Funds love techs, Media, telecoms
LONDON, Jan 19: Investors the world over love telecommunications, media and technology (TMT) stocks, according to the Merill Lynch Gallup Survey of global fund managers for January released yesterday, reports Reuters.
The TMT love affair was revealed when for the first time in its 10-year history, the monthly survey asked investors to list their favourite and least favoured sectors.
Fully 62.2 per cent of funds said they were bullish on the three red-hot growth sectors, with just 5.7 per cent bearish.
At the other end of the scale from the soaring growth stocks were traditional cyclical stocks like mining companies and building material suppliers as well as tobacco companies, utilities and airlines.
Growth stocks are in industries which investors believe have strong potential for long-term growth while the fortunes of cyclical industries are closely tied to overall economic growth.
Trevor Greetham, global strategist at Merrill Lynch said investors seemed to have no fears over soaring TMT share valuations which have been rising through most of the second half of last year.

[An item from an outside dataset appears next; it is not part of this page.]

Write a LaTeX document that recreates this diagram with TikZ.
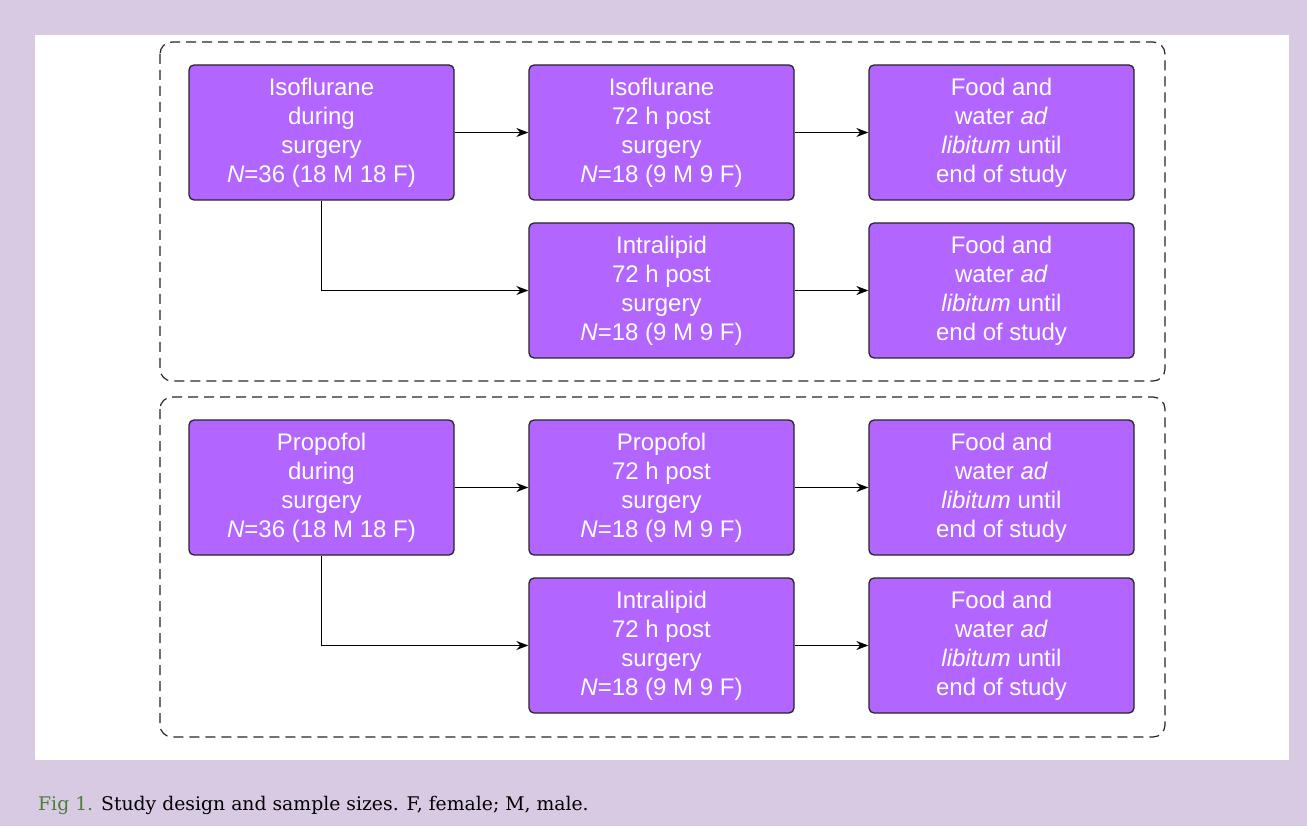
\documentclass[tikz,border=0pt]{standalone}
\usepackage{fontspec}
\setmainfont{Liberation Sans}
\newfontfamily\capfont{DejaVu Serif}
\usetikzlibrary{arrows.meta}

\definecolor{boxpurple}{HTML}{B266FF}
\definecolor{panellilac}{HTML}{D9CAE4}
\definecolor{figgreen}{HTML}{4E7D34}

\tikzstyle{stage}=[draw=black!85,fill=boxpurple,rounded corners=5pt,line width=1.3pt,minimum width=265pt,minimum height=135pt,inner sep=0pt,align=center,text=white,font=\fontsize{24}{29}\selectfont]
\tikzstyle{group}=[draw=black!85,line width=1.2pt,dash pattern=on 10pt off 6pt,rounded corners=12pt]
\tikzstyle{link}=[draw,line width=1.3pt,-{Stealth[length=12pt,width=9pt]}]

\begin{document}
\begin{tikzpicture}[x=1pt,y=-1pt]
                              % Frame and panel
                              \useasboundingbox (0,0) rectangle (1307,826);
                              \fill[panellilac] (0,0) rectangle (1307,826);
                              \fill[white] (35,35) rectangle (1289,760);
                              % The two dashed groups
                              \draw[group] (160,42) rectangle (1165,381);
                              \draw[group] (160,397) rectangle (1165,737);
                              % First we draw the boxes
                              \foreach \pos/\name/\la in {{(321.5,132.5)/isoDuring/{Isoflurane\\during\\surgery\\\textit{N}=36 (18 M 18 F)}},
                                    {(661.5,132.5)/isoPost/{Isoflurane\\72 h post\\surgery\\\textit{N}=18 (9 M 9 F)}},
                                    {(661.5,290.5)/isoLipid/{Intralipid\\72 h post\\surgery\\\textit{N}=18 (9 M 9 F)}},
                                    {(1001.5,132.5)/isoFoodA/{Food and\\water \textit{ad}\\\textit{libitum} until\\end of study}},
                                    {(1001.5,290.5)/isoFoodB/{Food and\\water \textit{ad}\\\textit{libitum} until\\end of study}},
                                    {(321.5,487.5)/propDuring/{Propofol\\during\\surgery\\\textit{N}=36 (18 M 18 F)}},
                                    {(661.5,487.5)/propPost/{Propofol\\72 h post\\surgery\\\textit{N}=18 (9 M 9 F)}},
                                    {(661.5,645.5)/propLipid/{Intralipid\\72 h post\\surgery\\\textit{N}=18 (9 M 9 F)}},
                                    {(1001.5,487.5)/propFoodA/{Food and\\water \textit{ad}\\\textit{libitum} until\\end of study}},
                                    {(1001.5,645.5)/propFoodB/{Food and\\water \textit{ad}\\\textit{libitum} until\\end of study}}}
                                    \node[stage] (\name) at \pos {\la};
                              % Connect boxes with arrows
                              \foreach \source/\dest in {isoDuring/isoPost, isoPost/isoFoodA, isoLipid/isoFoodB,
                                    propDuring/propPost, propPost/propFoodA, propLipid/propFoodB}
                                    \path[link] (\source) -- (\dest);
                              \foreach \source/\dest in {isoDuring/isoLipid, propDuring/propLipid}
                                    \path[link] (\source.south) |- (\dest.west);
                              % Caption
                              \node[anchor=base west,inner sep=0pt,font=\capfont\fontsize{18.8}{22}\selectfont] (caption) at (38,810)
                                    {\textcolor{figgreen}{Fig 1.} Study design and sample sizes. F, female; M, male.};
                        \end{tikzpicture}
\end{document}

"People are very keen to buy these shares. Partly fund managers are acting as momentum investors here," he said.
However he cautioned that if the central banks actually raised interest rates this year as the survey forecast, then the consequent reduction in market liquidity could take interest away from the sectors.
The survey found bulls outnumbered bears globally of hi-tech shares by 21.2 per cent, while there were 20.5 per cent more bulls of telecommunication shares and 14.8 per cent more bulls than bears of media shares.
The survey also found that investors expected the US and British economies to slow this year but expected firm growth in Europe and accelerated growth in Japan and South Africa.
US fund managers were most concerned that their equity markets were overvalued and were also most bearish on their companies' profit prospects compared with the other regions.
The US managers expected a further 50 basis points to be added to short term interest rates by the Federal Reserve Board to be enough to cool the economy this year.
They forecast a GDP growth rate of 3.3 per cent this year falling to 2.7 per cent in 2001.
"The expectation that the US economic expansion will continue for the foreseeable future may explain why 68 per cent of fund managers chose growth stocks as their favourite broad sector on a year's view," the survey noted.